Once you do adopt TDD, don’t continue to ask permission to write tests. They’re a normal part of development. When sizing stories, include the time required for testing in your size considerations.

Zero Friction
Fast Reliable Tests

Fast feedback is crucial for TDD to be successful. Make sure you can get feedback within one to five seconds, at least for the subset of tests you’re currently working on.

Finally, don’t let your tests become a straightjacket. If you can’t refactor your code without breaking a lot of tests, something is wrong. Often, it’s a result of overzealous use of test doubles. Similarly, overuse of broad tests can lead to tests that fail randomly. Fast, reliable tests are judicious in their use of both.


When you use TDD well:

  • You spend little time debugging.

  • You continue to make programming mistakes, but you find them in a matter of minutes and can fix them easily.

  • You have total confidence the whole codebase does what programmers intended it to do.

  • You aggressively refactor at every opportunity, confident in the knowledge that the tests will catch any mistakes.

Alternatives and Experiments

TDD is at the heart of the Delivering practices. Without it, Delivering fluency will be difficult or even impossible to achieve.

A common misinterpretation of TDD, as the “Test-Driven Debaclement” sidebar illustrates, is to design your code first, write all the tests, and then write the production code. This approach is frustrating and slow, and it doesn’t allow you to learn as you go.

Another approach is to write tests after writing the production code. This is very difficult to do well: the code has to be designed for testability, and it’s hard to do so unless you write the tests first. It’s also tedious, with a constant temptation to wrap up and move on. In practice, I’ve yet to see after-the-fact tests come close to the detail and quality of tests created with TDD.

Even if these approaches do work for you, TDD isn’t just about testing. It’s really about using very small, continuously validated hypotheses to confirm that you’re on the right track and producing high-quality code. With the exception of Kent Beck’s TCR, which I’ll discuss in a moment, I’m not aware of any alternatives to TDD that allow you to do so while also providing the documentation and safety of a good test suite.

Under the TDD banner, though, there are many, many experiments that you can conduct. TDD is one of those “moments to learn, lifetime to master” skills. Look for ways to apply TDD to more and more technologies, and experiment with making your feedback loops smaller.

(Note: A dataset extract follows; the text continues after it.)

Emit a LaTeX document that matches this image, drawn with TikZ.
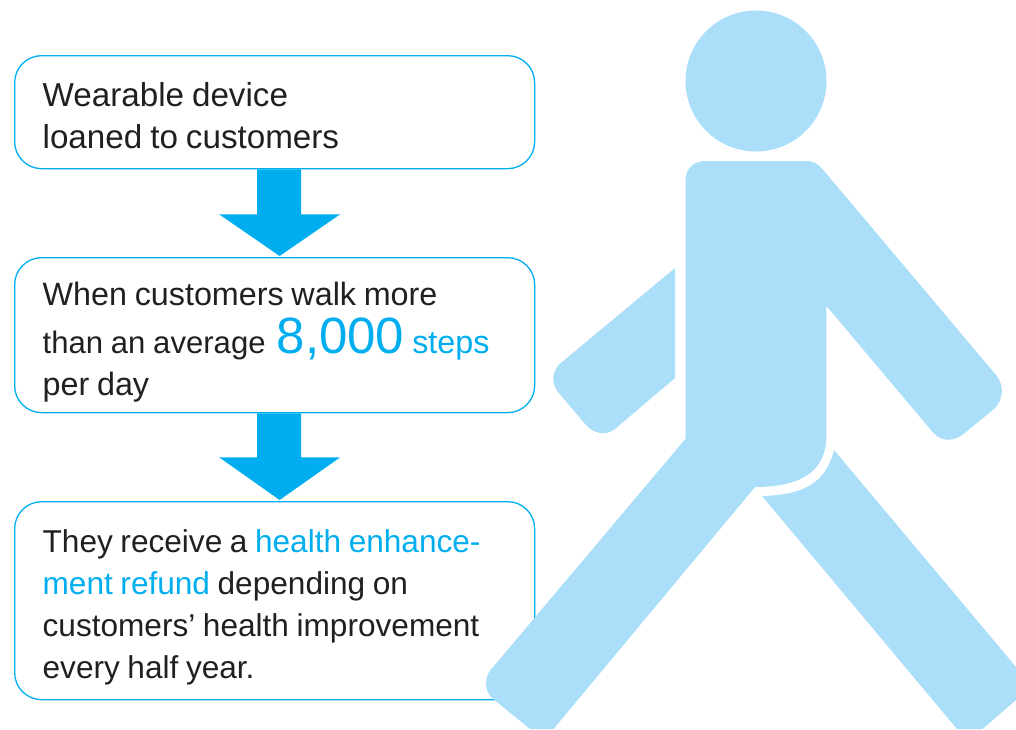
\documentclass[tikz,border=0pt]{standalone}
\usepackage{fontspec}
\setmainfont{Liberation Sans}
\usetikzlibrary{calc}
\definecolor{cyanline}{HTML}{00AEEF}
\definecolor{personblue}{HTML}{ABDEF9}
\definecolor{inkblack}{HTML}{231F20}
\newcommand{\hl}[1]{\textcolor{cyanline}{#1}}
\newcommand{\fs}[1]{\fontsize{#1pt}{42pt}\selectfont}
\newcommand{\lift}[1]{\spaceskip=0.24em\relax\rule{0pt}{#1pt}}
\tikzset{
  stepbox/.style={draw=cyanline,line width=1.3pt,rounded corners=27pt,minimum width=520pt,
    text width=464pt,inner xsep=28pt,inner ysep=0pt,align=left,text=inkblack,anchor=north west},
  flowarrow/.style={fill=cyanline,draw=none},
  person/.style={fill=personblue,draw=none}
}
\begin{document}
\begin{tikzpicture}[x=1pt,y=-1pt]
\useasboundingbox (0,0) rectangle (1016,729);
\node[stepbox,minimum height=113pt,font=\fs{33.2}] (a) at (14,55) {\lift{31.5}Wearable device\\loaned to customers};
\node[stepbox,minimum height=155pt,font=\fs{32.3}] (b) at (14,257) {\lift{38}When customers walk more\\[6pt]{\fs{31.1}than an average}\hspace{11pt}{\fs{51}\hl{8,000}}\hspace{8pt}\hl{steps}\\per day};
\node[stepbox,minimum height=198pt,font=\fs{31.6}] (c) at (14,501) {\lift{36}They receive a \hl{health enhance-}\\\hl{ment refund} depending on\\customers’ health improvement\\every half year.};
\fill[flowarrow] ($(a.south)+(-17.5,0)$) -- ($(a.south)+(26.5,0)$) -- ($(a.south)+(26.5,45)$) -- ($(a.south)+(65.5,45)$) -- ($(b.north)+(5,-1)$) -- ($(a.south)+(-55.5,45)$) -- ($(a.south)+(-17.5,45)$) -- cycle;
\fill[flowarrow] ($(b.south)+(-17.5,0)$) -- ($(b.south)+(26.5,0)$) -- ($(b.south)+(26.5,44)$) -- ($(b.south)+(65.5,44)$) -- ($(c.north)+(5,-1)$) -- ($(b.south)+(-55.5,44)$) -- ($(b.south)+(-17.5,44)$) -- cycle;
% head
\fill[person] (756,81) circle (70.5);
% torso, front arm, front leg
\fill[person] (685.5,181) .. controls (685.5,168) and (694,161) .. (705.6,161)
  -- (806.5,161) .. controls (813,161) and (818,164) .. (822,168.5)
  -- (996,375) .. controls (1005,386) and (1003,400) .. (994.5,408.5)
  -- (964,433.6) .. controls (953,442) and (942,442) .. (933,432.5)
  -- (826.3,305.8) -- (826.3,436) .. controls (826.3,472) and (800,487) .. (755,487)
  -- (553.5,729) -- (530,729) -- (492,698) .. controls (485,692) and (484,679) .. (490,670.7)
  -- (685.5,438.8) -- cycle;
% back arm
\fill[person] (675,268) -- (675,378) -- (615,429) .. controls (606,436) and (594,434) .. (586,425)
  -- (558,392) .. controls (551,383) and (552,371) .. (560.3,363.4) -- cycle;
% back leg
\fill[person] (834,450) -- (1016,667) -- (1016,700) -- (982.6,729) -- (957,729) -- (762,496)
  .. controls (805,495) and (826,482) .. (834,450) -- cycle;
\end{tikzpicture}
\end{document}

Kent Beck has been experimenting with an idea he calls TCR: test && commit || revert. [Beck2018] It refers to a small script that automatically commits your code if the tests pass and reverts it if the tests fail. This gives you the same series of validated hypotheses that TDD does, and arguably makes them even smaller and more frequent. That’s one of the hardest and most important things to learn about TDD. TCR is worth trying as an exercise, if nothing else.

Further Reading

Test-Driven Development: By Example [Beck2002] is an excellent introduction to TDD by the person who invented it. If you liked the ROT-13 example, you’ll like the extended examples in this book. The TDD patterns in Part III are particularly good.